I am friends with a major cultural figure; as straight on the outside as can be. But he is a Prince devotee, an archivist on all things Prince and a killer expert on the Purple One’s B-sides. In this he is 100% Generation Jones.

It is said that when news reached the world that His Purple Majesty had been found dead in his lift at Paisley Park in April, 2016, it hit Kamala Harris hard. Some say that she held a kind of wake, dancing to his tunes, remembering him. Many may see this as an affectation but actually this is a marker of the true Gen Jones.
Exactly what does Prince stand for, a Boomer might ask. Answer: nothing but his music. He sang and preached ambiguity; a crossing of boundaries. A master of African American music forms, he was also a great rock guitarist. His solo turn at the induction of the late George Harrison in the Rock and Roll Hall Of Fame, onstage with rock guitar gods like Tom Petty, with Paul McCartney behind him on piano, is an epic example of why he matters to the likes of Harris.

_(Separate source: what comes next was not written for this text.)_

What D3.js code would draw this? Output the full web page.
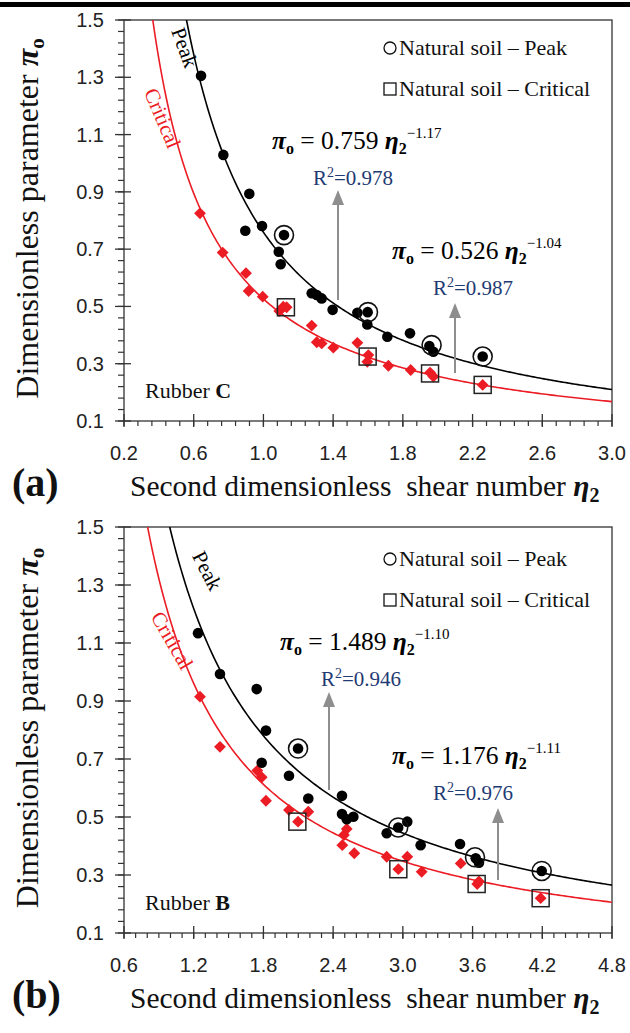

Like him, she is at ease at crossing the line; shape-shifting; being more than one thing; self-correcting in full view. And being not quite perfect. We African American Baby Boomers had to be consistent and correct. African American Generation Jones does not. So she criticised Biden. And accepted his invitation to join him on the ticket. Yesterday is done. There is today and work to do.

The elevation of Kamala Harris to be the vice presidential candidate for a major political party is an existential threat to Donald Trump, no matter the outcome of the election. She is the American Dream to his American Nightmare, the worst successor to him that he could imagine: the child of immigrants who self-identifies as a black woman. In achieving this, Kamala Devi Harris has won. And so have the Democrats.